Dibben et al (2008) have carried out a useful evaluation of a newly established crisis resolution and home treatment service for older people. However, I am afraid they have made a serious error in the interpretation of their results.

They have compared the six month periods before and after the local crisis resolution and home treatment team (CRHTT) extended its remit to include patients aged over 65 years. A crisis was defined as “an event where admission was being considered”. The main findings are as follows: “In the pre-CRHTT period there were 65 crisis events which resulted in 65 admissions. After the introduction of the CRHTT there were 102 crisis events of which only 70 required admissions. Of these, 66 crisis events led to direct hospital admission while four required admission after a brief period of home treatment.” It is impossible to agree with the conclusion that “overall, the CRHTT reduced admissions by 31%”. There was, in fact, a slight increase in admissions and a substantial increase in proposed admissions after this service was made available.

Dibben and her colleagues briefly allude to the likely cause for this. Crisis resolution and home treatment teams act as extra gatekeepers to inpatient care after other mental health clinicians have made the decision that admission is required. I cannot imagine how any experienced clinician who knows their patients and the local service and who takes pride in their work could find such input from a separate team useful. However, there are times when it could be handy to arrange a bit of extra support for patients whose illness has deteriorated and for distressed people who are experiencing a psychological or social crisis. In those circumstances busy clinicians will simply lower their threshold for the stated intention to admit to hospital and pull in nurses from the crisis team knowing that they will assist the patient in the community for a couple of weeks. Of course, this is not a rational way to use health service resources but it is an inevitable result of the diversion of staff to subspecialist teams with such narrow and largely pointless clinical duties.

The actual data that have been obtained by Dibben and colleagues will be useful in countering recent suggestions from crisis specialists that their services should be expanded to include older adults (Cooper et al 2007).

Earlier correspondence about this paper from Jha and Boskovic (2008) demonstrates that there are psychiatrists who are thinking very clearly about how best to provide effective, efficient and comprehensive mental health care to older people. I urge policy makers to seek advice on service models from Dr Jha and Dr Boskovic and other experienced old age psychiatry clinicians. They must not repeat the mistakes that have been made with services for working-age adults and foist unnecessary crisis resolution teams on older people with mental disorders.

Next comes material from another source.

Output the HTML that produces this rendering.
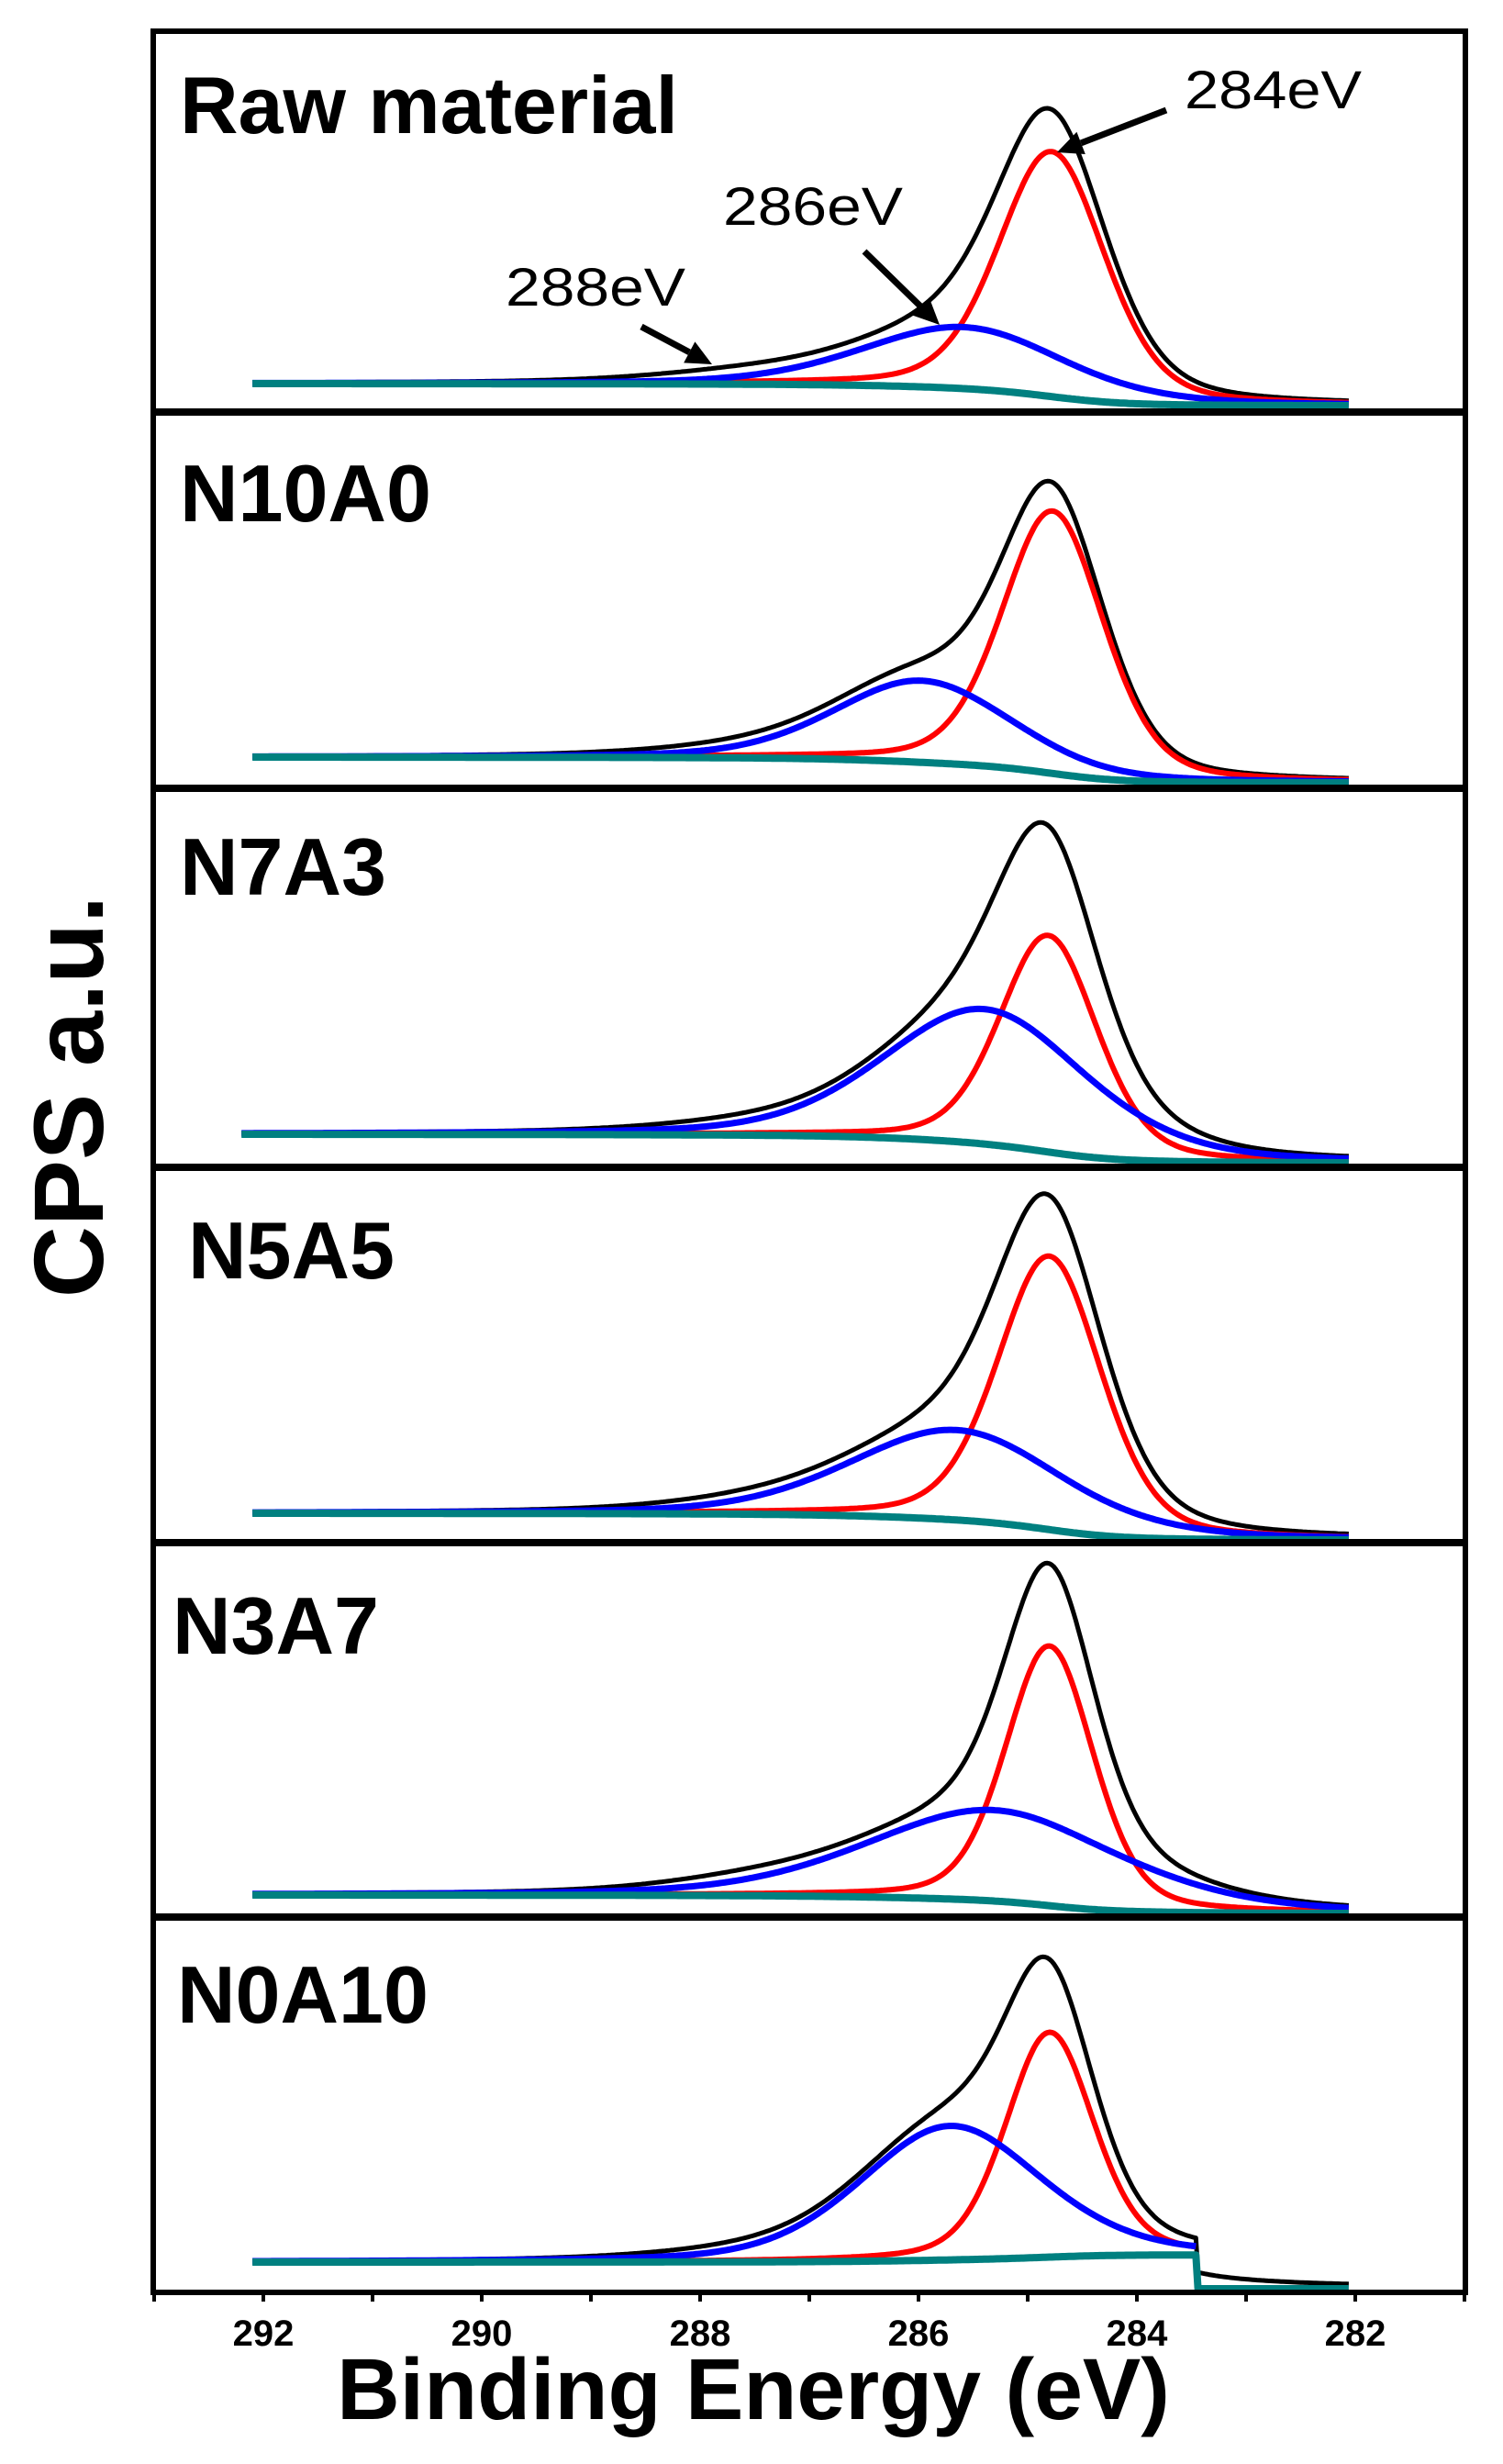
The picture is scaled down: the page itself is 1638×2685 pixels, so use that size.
<!DOCTYPE html>
<html><head><meta charset="utf-8"><style>
html,body{margin:0;padding:0;background:#fff;}
svg{display:block;font-family:"Liberation Sans",sans-serif;}
</style></head><body>
<svg id="chart" width="1638" height="2685" viewBox="0 0 1638 2685" xmlns="http://www.w3.org/2000/svg">
<g id="curves"></g>
<g id="frame"></g>
<g id="labels"></g>
<text x="0" y="0" transform="translate(112,1195) rotate(-90)" text-anchor="middle" font-size="108" font-weight="bold">CPS a.u.</text>
<text x="821" y="2636" text-anchor="middle" font-size="95" font-weight="bold">Binding Energy (eV)</text>
<g>
<text x="1291" y="118" font-size="58" textLength="193" lengthAdjust="spacingAndGlyphs">284eV</text>
<text x="788" y="245" font-size="58" textLength="196" lengthAdjust="spacingAndGlyphs">286eV</text>
<text x="551" y="333" font-size="58" textLength="196" lengthAdjust="spacingAndGlyphs">288eV</text>
</g>
</svg>
<script>
const panelNames = ["Raw material","N10A0","N7A3","N5A5","N3A7","N0A10"];
const redCenter = [284.78,284.77,284.81,284.8,284.8,284.8];
const redHeight = [267,286,236,298,283,245];
const redFwhm = [1.15,1.1,1.05,1.12,0.95,0.95];
const blueCenter = [285.58,285.97,285.39,285.65,285.3,285.71];
const blueHeight = [67,89,147,98,99,146];
const blueFwhm = [2.2,1.9,2.2,2.3,2.75,1.95];
const extraCenter = [287.6,287.6,287.6,287.6,287.6,287.6];
const extraHeight = [9,7,7,7,9,7];
const baseLeft = [418,825,1236,1649,2065,2465];
const baseRight = [442,853,1267,1678,2085,2457];
const cutEV = [null,null,null,null,null,283.45];
const xTicks = [292,290,288,286,284,282];

const NS="http://www.w3.org/2000/svg";
const X0=287, PXEV=119;
function xs(e){return X0+(292-e)*PXEV;}
const panelTops=[34,449,859,1272,1681,2089];
const panelBottom=2498, L=167, R=1597;
const labelPos=[[196,145],[196,568],[196,975],[205,1393],[188,1802],[193,2204]];
const ETA=0.3;
function g(e,c,h,w){const u=((e-c)/w)**2;return h*((1-ETA)*Math.exp(-4*Math.LN2*u)+ETA/(1+4*u));}
function mk(tag,attrs,parent){const el=document.createElementNS(NS,tag);for(const k in attrs)el.setAttribute(k,attrs[k]);parent.appendChild(el);return el;}
const cg=document.getElementById('curves');
for(let p=0;p<6;p++){
  const E0=p==2?292.2:292.1, E1=282.05, step=0.02;
  const es=[];for(let e=E0;e>=E1;e-=step)es.push(e);
  const cut=cutEV[p];
  const area=es.map(e=>g(e,redCenter[p],redHeight[p],redFwhm[p])+g(e,blueCenter[p],blueHeight[p],blueFwhm[p]));
  const cum=new Array(es.length);let s=0;
  for(let i=es.length-1;i>=0;i--){s+=area[i];cum[i]=s;}
  const tot=cum[0];
  const base=es.map((e,i)=>{
    if(cut!==null&&e<cut)return panelBottom-4;
    return baseRight[p]+(baseLeft[p]-baseRight[p])*cum[i]/tot;});
  const red=[],blue=[],teal=[],blk=[];
  es.forEach((e,i)=>{
    const x=xs(e).toFixed(1);
    let rv=g(e,redCenter[p],redHeight[p],redFwhm[p]);
    let bv=g(e,blueCenter[p],blueHeight[p],blueFwhm[p]);
    const xv=g(e,extraCenter[p],extraHeight[p],2.0);
    const inside=(cut===null||e>=cut);
    if(inside){red.push(x+','+(base[i]-rv).toFixed(1));blue.push(x+','+(base[i]-bv).toFixed(1));}
    teal.push(x+','+base[i].toFixed(1));
    blk.push(x+','+(base[i]-rv-bv-xv).toFixed(1));
  });
  const grp=mk('g',{},cg);
  
  
  const kl=mk('polyline',{points:blk.join(' '),fill:'none',stroke:'#000','stroke-width':5,'stroke-linejoin':'round'},grp);
  
  
  const rl=mk('polyline',{points:red.join(' '),fill:'none',stroke:'#ff0000','stroke-width':6,'stroke-linejoin':'round'},grp);
  
  
  const bl=mk('polyline',{points:blue.join(' '),fill:'none',stroke:'#0000ff','stroke-width':7,'stroke-linejoin':'round'},grp);
  
  
  const tl=mk('polyline',{points:teal.join(' '),fill:'none',stroke:'#008080','stroke-width':8,'stroke-linejoin':'round'},grp);
  
  
}
const fr=document.getElementById('frame');
mk('rect',{x:L,y:panelTops[0],width:R-L,height:panelBottom-panelTops[0],fill:'none',stroke:'#000','stroke-width':6},fr);
for(let p=1;p<6;p++){
  const d=mk('line',{x1:L,x2:R,y1:panelTops[p],y2:panelTops[p],stroke:'#000','stroke-width':8},fr);
  
  
}
for(let e=293;e>=281;e--){
  const t=mk('line',{x1:xs(e),x2:xs(e),y1:panelBottom,y2:panelBottom+10,stroke:'#000','stroke-width':4},fr);
  
  
}
xTicks.forEach(v=>{
  const t=mk('text',{x:xs(v),y:2556,'text-anchor':'middle','font-size':40,'font-weight':'bold'},fr);
  t.textContent=v;
  
  
});
const lb=document.getElementById('labels');
panelNames.forEach((n,i)=>{
  const t=mk('text',{x:labelPos[i][0],y:labelPos[i][1],'font-size':88,'font-weight':'bold'},lb);
  t.textContent=n;
  
  
});
const svg=document.getElementById('chart');
[[1271,120,1152,166],[942,274,1024,354],[699,356,776,397]].forEach(a=>{
  const [x1,y1,x2,y2]=a;const ang=Math.atan2(y2-y1,x2-x1);const hl=28,hw=13;
  const bx=x2-hl*Math.cos(ang),by=y2-hl*Math.sin(ang);
  const grp=mk('g',{},svg);
  
  
  mk('line',{x1:x1,y1:y1,x2:bx,y2:by,stroke:'#000','stroke-width':7},grp);
  mk('polygon',{points:`${x2},${y2} ${bx+hw*Math.sin(ang)},${by-hw*Math.cos(ang)} ${bx-hw*Math.sin(ang)},${by+hw*Math.cos(ang)}`,fill:'#000'},grp);
});
</script>
</body></html>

COOPER, C., REGAN, C., TANDY, A. R., et al (2007) Acute mental health care for older people by crisis resolution teams in England. International Journal of Geriatric Psychiatry, 22, 263 -265.

DIBBEN, C., SAEED, H., KONSTANTINOS S., et al (2008) Crisis resolution and home treatment teams for older people with mental illness. Psychiatric Bulletin, 32, 269-270.

JHA, A., BOSKOVIC, T. (2008) Crisis resolution and home treatment teams for older people. Psychiatric Bulletin, eletters (accessed September 11th 2008).